Getting caught can mean as much as 10 years in prison, so rustlers have incentive to avoid capture. For that reason, all rangers carry a gun, and some carry more. Rector's arsenal includes three sets of handcuffs that swing from his parking brake, a belly chain, leg irons, nylon rope, and of course, his gun. Don't let the well-oiled, full quill ostrich boots fool you. Rector's a man to be reckoned with – the boots are just for dress.
***
Rangers keep lists of hundreds of stockyards, along with their sale days. They memorize breed characteristics and pore over auction sheets, looking for anything unusual. Sometimes they work by process of elimination and old-fashioned horse sense, knowing that thieves often unload merchandise quickly. It helps that every ranger is required to have a minimum of five years investigative experience, as well as an agriculture background. "I spent 15 years wearing a coat and tie every day; I don't miss it," Rector says of his time at the Oklahoma County sheriff's office.

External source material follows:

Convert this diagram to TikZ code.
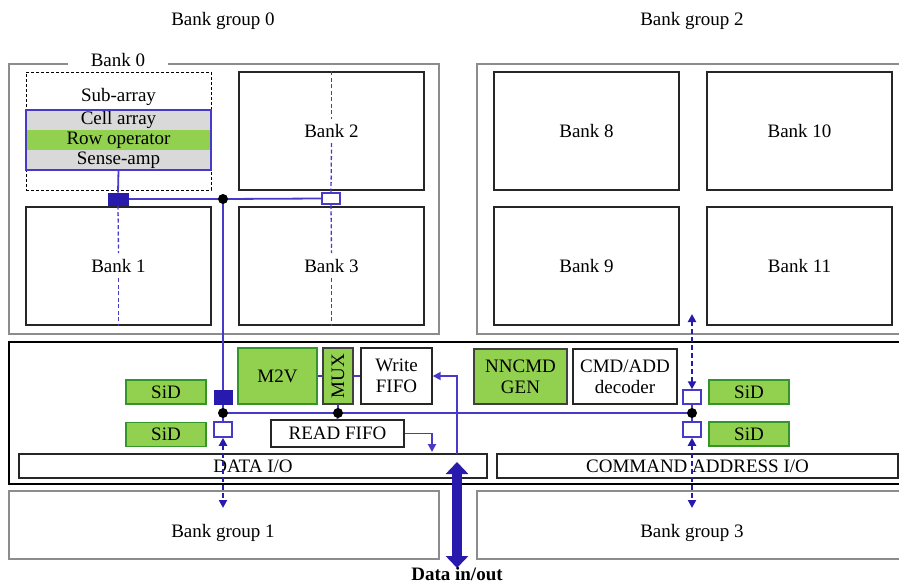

Rangers drive from farms to auctions, covering as many as 300 miles a day. It's a lonely job, Rector admits, but the rangers are a close-knit group. The cowboy camaraderie was a big part of the appeal for Cummings, who waited years for a position, taking an $18,000 pay cut to fulfill his dream. "There are unwritten rules for rangers," Cummings says. "If a ranger calls, we go."
"Some say the way we think is kind of old-fashioned," he adds. "But a man ought to be good for his word. It's about trying to carry on the old cowboy way."